NONPRECEDENTIAL DISPOSITION
To be cited only in accordance with
Fed. R. App. P. 32.1
United States Court of Appeals
For the Seventh Circuit
Chicago, Illinois 60604
Submitted November 29, 2012
Decided December 3, 2012
Before
FRANK H. EASTERBROOK, Chief Judge
DIANE P. WOOD, Circuit Judge
DIANE S. SYKES, Circuit Judge
No. 12‐2567
UNITED STATES OF AMERICA, Appeal from the United States District
Plaintiff‐Appellee, Court for the Eastern District of Wisconsin.
v. No. 09‐CR‐38
CHARNELL HICKS, Lynn Adelman,
Defendant‐Appellant. Judge.
O R D E R
Charnell Hicks pleaded guilty to distributing crack cocaine, see 21 U.S.C. § 841(a)(1),
and was sentenced to 132 months in prison—56 months below the calculated guidelines
range.

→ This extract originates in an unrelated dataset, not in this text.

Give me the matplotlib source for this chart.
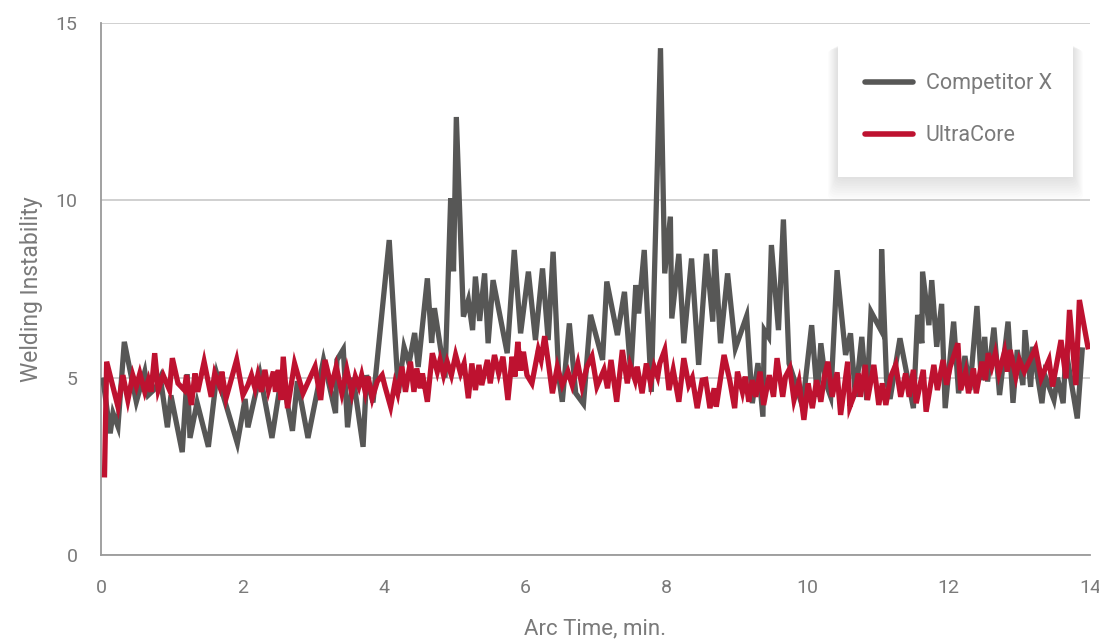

Two years later the government moved to reduce Hicks’s sentence to 84 months
based on his substantial assistance to law enforcement. See FED. R. CRIM. P. 35(b)(2). In
response Hicks sought a deeper reduction to 45 months based on additional assistance not
included in the government’s motion. The district court conducted a hearing on the motion
and reduced Hicks’s sentence to 77 months, the bottom of the newly calculated range
(Hicks’s request for 45 months, the court remarked, “represented too great a reduction for
his level of cooperation, which involved no trial testimony or pro‐active work”). The court
then deducted another 28 months to account for time Hicks spent in state custody while
assisting the government.
No. 12‐2567 Page 2
Hicks appealed, but his appointed counsel has concluded that the appeal is frivolous
and seeks to withdraw. See Anders v. California, 386 U.S. 738 (1967). Hicks has not responded
to counsel’s submission. See Cir. R. 51(b). We confine our review to the potential issue
identified by counsel. See United States v. Schuh, 289 F.3d 986, 973–74 (7th Cir. 2002).
Counsel considers whether Hicks could challenge the extent or legality of his
reduced sentence, but properly concludes that such a challenge would be frivolous. “Rule
35(b) hearings do not provide an opportunity for a full resentencing;” the district court may
assess only whether the defendant’s assistance to the government merits a reduction in his
sentence. United States v. Webster, 666 F.3d 1023, 1025 (7th Cir. 2012). And we would lack
jurisdiction to review the extent of that reduction. Id. at 1024; United States v. McGee, 508
F.3d 442, 444–45 (7th Cir. 2007). Counsel correctly observes that the district court did not
rely on any inappropriate factors in its Rule 35(b) analysis.
We therefore GRANT counsel’s motion to withdraw and DISMISS the appeal.